B 花生普通花叶病 英文名  Peanut common virus
  异名  花生矮化病毒病、花生普通病毒病。
  病原  花生矮化病毒Peanut Stunt Virus,简写PSV,属黄瓜花叶病毒组。该病毒存在不同株系。
  寄主  花生、菜豆、豇豆、长豇豆、刀豆、大豆、苋色藜、刺槐等。
  危害  该病害属于暴发性流行病害,年份零星发生,大流行年份则发生严重,给花生生产带来严重损失。该病害对花生影响大,病株形成小果和畸形果,早期发病株可减产30%~50%。
  分布  河南、河北、辽宁、山东等北方花生产区。
为害症状:
   病株开始在顶端嫩叶出现明脉,侧脉明显变淡,变宽或褪绿斑,随后发展成浅绿与绿色相间普通花叶症状,沿侧脉出现辐射状绿色小条纹和斑点。叶片变窄变小,叶缘波状扭曲。病害明显影响荚果发育,形成很多小果和畸果。

C 花生芽枯病毒病 英文名  Peanut root knot nematode
  病原  番茄斑萎病毒Tomato spotted wilt Virus,简称TSWV,属番茄斑萎病毒组。
  寄主  花生、绿豆、大豆、芝麻、豌豆、番茄、烟草、马铃薯、茄子、辣椒、菠萝等。
  危害  该病对花生影响很大,早期发病可引起颗粒无收。
  分布  印度花生重要病害,近年在美国南部花生产区有发展的趋势。

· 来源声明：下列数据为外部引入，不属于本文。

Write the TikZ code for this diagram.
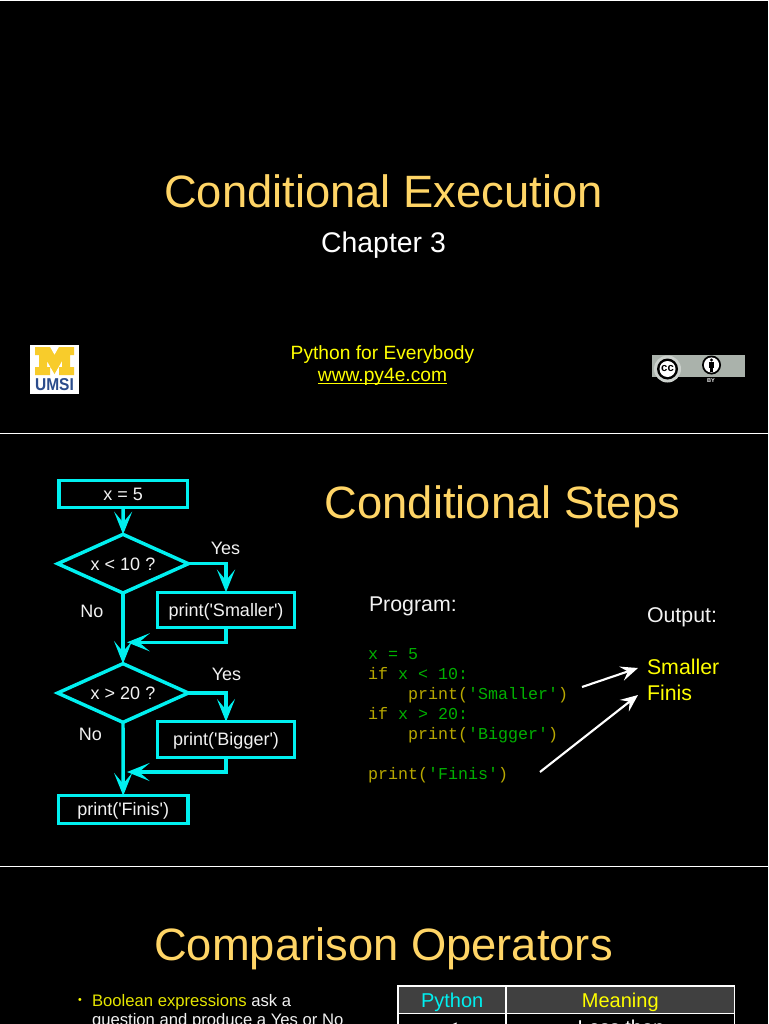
\documentclass[tikz,border=0pt]{standalone}
\usepackage{fontspec}
\usetikzlibrary{shapes.geometric,arrows.meta,calc}
\newfontfamily\ars{Liberation Sans}
\newfontfamily\monof{Liberation Mono}
\definecolor{titlecol}{HTML}{FFD566}
\definecolor{flow}{HTML}{00F0F0}
\definecolor{txt}{HTML}{F2F2F2}
\definecolor{kw}{HTML}{B8A800}
\definecolor{cod}{HTML}{00B000}
\definecolor{ylw}{HTML}{FFFF00}
\definecolor{hdr}{HTML}{404040}
\definecolor{mblue}{HTML}{2B4C8C}
\definecolor{myel}{HTML}{F8CC2B}
\definecolor{ccg}{HTML}{AAB2AB}
\newcommand{\fs}[1]{\fontsize{#1}{#1}\selectfont}
\newcommand{\kw}[1]{\textcolor{kw}{#1}}
\newcommand{\cd}[1]{\textcolor{cod}{#1}}
\tikzset{
 txtnode/.style={inner sep=0pt,outer sep=0pt,anchor=base,font=\ars\fs{13.5},text=txt},
 titlenode/.style={txtnode,font=\ars\fs{34},text=titlecol},
 outnode/.style={txtnode,anchor=base west,font=\ars\fs{16}},
 codenode/.style={inner sep=0pt,outer sep=0pt,anchor=base west,font=\monof\fs{12.5}},
 procbox/.style={draw=flow,line width=2.6pt,inner sep=0pt,outer sep=0pt,font=\ars\fs{13.5},text=txt,text height=9.5pt,text depth=0pt},
 decbox/.style={diamond,draw=flow,line width=2.6pt,inner sep=0pt,outer sep=0pt,aspect=2.2,font=\ars\fs{13.5},text=txt,minimum width=98pt,minimum height=44pt,text height=9.5pt,text depth=0pt},
 flowline/.style={draw=flow,line width=2.6pt,-{Stealth[length=17pt,width=13.5pt,inset=8pt]}},
 outarrow/.style={draw=white,line width=1.6pt,-{Stealth[length=13pt,width=11pt,inset=5pt]}},
 rule/.style={draw=white,line width=0.9pt},
 tabcell/.style={draw=white,line width=1.1pt},
 tabhead/.style={tabcell,fill=hdr,minimum height=20.6pt,inner sep=0pt,outer sep=0pt,font=\ars\fs{15},text height=11pt,text depth=0pt}
}
\begin{document}
\begin{tikzpicture}[x=0.75pt,y=-0.75pt]
\useasboundingbox (0,0) rectangle (768,1024);
\clip (0,0) rectangle (768,1024);
\fill[black] (0,0) rectangle (768,1024);
% slide separators
\draw[rule] (0,0.5) -- (768,0.5);
\draw[rule] (0,433.5) -- (768,433.5);
\draw[rule] (0,866.5) -- (768,866.5);
% slide 1
\node[titlenode] (t1) at (383.5,207) {Conditional Execution};
\node[txtnode,font=\ars\fs{21.3},text=white] (ch) at (383.5,252) {Chapter 3};
\node[txtnode,font=\ars\fs{14.4},text=ylw] (pfe) at (382.5,359) {Python for Everybody};
\node[txtnode,font=\ars\fs{14.4},text=ylw] (www) at (382.5,381) {www.py4e.com};
\draw[ylw,line width=1.1pt] ([yshift=-1.8pt]www.base west) -- ([yshift=-1.8pt]www.base east);
% UMSI logo
\fill[white] (30,345) rectangle (79,394);
\fill[myel] (35,347) -- (50,347) -- (54.5,355) -- (59,347) -- (74,347) -- (74,355) -- (70,355) -- (70,367) -- (74,367) -- (74,375) -- (59,375) -- (59,367) -- (62,367) -- (62,361) -- (54.5,374) -- (47,361) -- (47,367) -- (50,367) -- (50,375) -- (35,375) -- (35,367) -- (39,367) -- (39,355) -- (35,355) -- cycle;
\node[inner sep=0pt,anchor=base,text=mblue,font=\ars\bfseries\fs{12.5}] (umsi) at (54.5,390.5) {\scalebox{0.93}[1.03]{UMSI}};
% CC badge
\fill[ccg] (652.3,354.5) rectangle (745,377);
\fill[black] (652,377) rectangle (681,385);
\fill[ccg!60!white] (667.5,369) circle (13.5);
\fill[black] (667.5,369) circle (10.5);
\fill[white] (667.5,369) circle (8);
\node[inner sep=0pt,text=black,font=\ars\bfseries\fs{8.5}] (cc) at (667.5,368.5) {cc};
\fill[black] (711.5,365) circle (9.5);
\fill[white] (711.5,365) circle (7.6);
\fill[black] (711.5,360) circle (1.6);
\fill[black] (709,362.2) rectangle (714,367.5);
\fill[black] (710,367.5) rectangle (713,371.5);
\node[inner sep=0pt,text=txt,font=\ars\bfseries\fs{4.2}] (by) at (711,381) {BY};
% slide 2
\node[titlenode] (t2) at (502.5,518) {Conditional Steps};
\node[procbox,minimum width=96.4pt,minimum height=19.9pt] (a) at (123.2,494) {x = 5};
\node[decbox] (d1) at (123,563.7) {x < 10 ?};
\node[procbox,minimum width=102.8pt,minimum height=26.2pt] (p1) at (226,609.8) {print('Smaller')};
\node[decbox] (d2) at (123,693) {x > 20 ?};
\node[procbox,minimum width=102.8pt,minimum height=26.7pt] (p2) at (226,739.5) {print('Bigger')};
\node[procbox,minimum width=97.1pt,minimum height=20.7pt] (f) at (123.2,809.5) {print('Finis')};
\coordinate (m1) at (127,642.3);
\coordinate (m2) at (127,772);
\draw[flowline] (a) -- (d1);
\draw[flowline] (d1.east) -| (p1.north);
\draw[flowline] (d1.south) -- (d2.north);
\draw[flowline] (p1.south) |- (m1);
\draw[flowline] (d2.east) -| (p2.north);
\draw[flowline] (d2.south) -- (f.north);
\draw[flowline] (p2.south) |- (m2);
\node[txtnode] (y1) at (225.5,554) {Yes};
\node[txtnode] (n1) at (92,617) {No};
\node[txtnode] (y2) at (226.5,680) {Yes};
\node[txtnode] (n2) at (90.5,740) {No};
\node[outnode] (prog) at (369,611) {Program:};
\node[outnode] (outp) at (647,622) {Output:};
\node[outnode,text=ylw] (sm) at (647,674) {Smaller};
\node[outnode,text=ylw] (fi) at (647,700) {Finis};
\node[codenode] (c1) at (368,659) {\cd{x = 5}};
\node[codenode] (c2) at (368,679) {\kw{if}\ \cd{x < 10:}};
\node[codenode] (c3) at (408,699) {\kw{print(}\cd{'Smaller'}\kw{)}};
\node[codenode] (c4) at (368,719) {\kw{if}\ \cd{x > 20:}};
\node[codenode] (c5) at (408,739) {\kw{print(}\cd{'Bigger'}\kw{)}};
\node[codenode] (c6) at (368,779) {\kw{print(}\cd{'Finis'}\kw{)}};
\coordinate (s1) at (582,687);
\coordinate (e1) at (638,668);
\coordinate (s2) at (540,772);
\coordinate (e2) at (638,695);
\draw[outarrow] (s1) -- (e1);
\draw[outarrow] (s2) -- (e2);
% slide 3
\node[titlenode] (t3) at (383.5,960) {Comparison Operators};
\node[inner sep=0pt,text=ylw,font=\ars\fs{8}] (bul) at (80,1001) {•};
\node[txtnode,anchor=base west,font=\ars\fs{12.5}] (b1) at (92,1006) {\textcolor{ylw!90!black}{Boolean expressions} ask a};
\node[txtnode,anchor=base west,font=\ars\fs{12.5}] (b2) at (92,1025) {question and produce a Yes or No};
\node[tabhead,minimum width=81pt,text=flow] (th1) at (452.2,999.7) {Python};
\node[tabhead,minimum width=171pt,text=ylw] (th2) at (620.3,999.7) {Meaning};
\draw[tabcell] (398.2,1013.5) rectangle (506.2,1040);
\draw[tabcell] (506.2,1013.5) rectangle (734.3,1040);
\node[txtnode,font=\ars\fs{15},text=white] (c11) at (452,1034) {<};
\node[txtnode,font=\ars\fs{15},text=white] (c12) at (621,1034) {Less than};
\end{tikzpicture}
\end{document}
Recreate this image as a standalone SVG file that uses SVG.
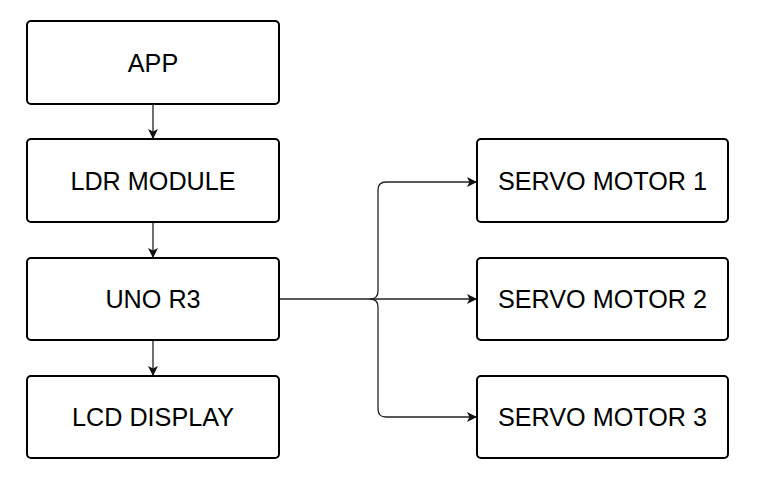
<svg xmlns="http://www.w3.org/2000/svg" width="757" height="493" viewBox="0 0 757 493">
<defs>
<style>
.box{fill:#fff;stroke:#000;stroke-width:2}
.lbl{font-family:"Liberation Sans",Arial,sans-serif;font-size:25.2px;fill:#000;text-anchor:middle;dominant-baseline:central}
.edge{fill:none;stroke:#222;stroke-width:1.3}
</style>
<marker id="ah" viewBox="0 0 10 10" refX="10" refY="5" markerWidth="10" markerHeight="10" markerUnits="userSpaceOnUse" orient="auto">
<path d="M0,0 L10,5 L0,10 L2.5,5 Z" fill="#111"/>
</marker>
</defs>
<rect width="757" height="493" fill="#fff"/>
<g id="connectors">
<path class="edge" d="M153,104 V139" marker-end="url(#ah)"/>
<path class="edge" d="M153,222 V258" marker-end="url(#ah)"/>
<path class="edge" d="M153,340 V376" marker-end="url(#ah)"/>
<path class="edge" d="M279,299 H477" marker-end="url(#ah)"/>
<path class="edge" d="M370,299 Q378,299 378,291 V190 Q378,182 386,182 H477" marker-end="url(#ah)"/>
<path class="edge" d="M370,299 Q378,299 378,307 V409 Q378,417 386,417 H477" marker-end="url(#ah)"/>
</g>
<g id="app"><rect class="box" x="27" y="21" width="252" height="83" rx="4"/><text class="lbl" x="153" y="63">APP</text></g>
<g id="ldr"><rect class="box" x="27" y="139" width="252" height="83" rx="4"/><text class="lbl" x="153" y="181">LDR MODULE</text></g>
<g id="uno"><rect class="box" x="27" y="258" width="252" height="82" rx="4"/><text class="lbl" x="153" y="299">UNO R3</text></g>
<g id="lcd"><rect class="box" x="27" y="376" width="252" height="82" rx="4"/><text class="lbl" x="153" y="417">LCD DISPLAY</text></g>
<g id="servo1"><rect class="box" x="477" y="139" width="251" height="83" rx="4"/><text class="lbl" x="602.5" y="181">SERVO MOTOR 1</text></g>
<g id="servo2"><rect class="box" x="477" y="258" width="251" height="82" rx="4"/><text class="lbl" x="602.5" y="299">SERVO MOTOR 2</text></g>
<g id="servo3"><rect class="box" x="477" y="376" width="251" height="82" rx="4"/><text class="lbl" x="602.5" y="417">SERVO MOTOR 3</text></g>
</svg>
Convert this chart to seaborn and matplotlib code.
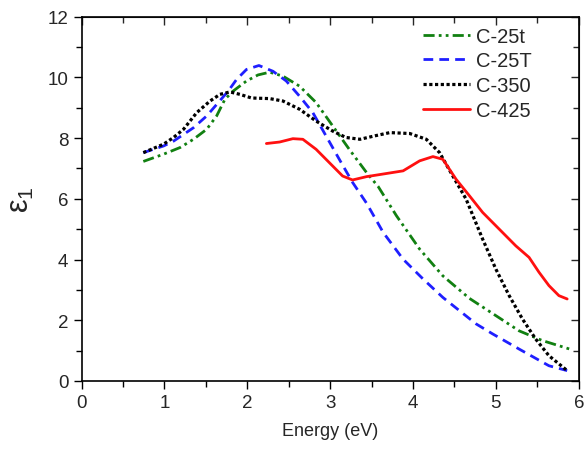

我国主要发生在广东和广西,多数花生地块零星发生,最高发病率达可20%。
为害症状:
   病株顶端叶片上出现很多伴有坏死的褪绿黄斑或环斑。沿叶柄和顶端表皮下维管束呈坏死褐色,并引起顶端叶片和生长点坏死,顶端生长受抑制,节间缩短,叶片坏死,植株明显矮化。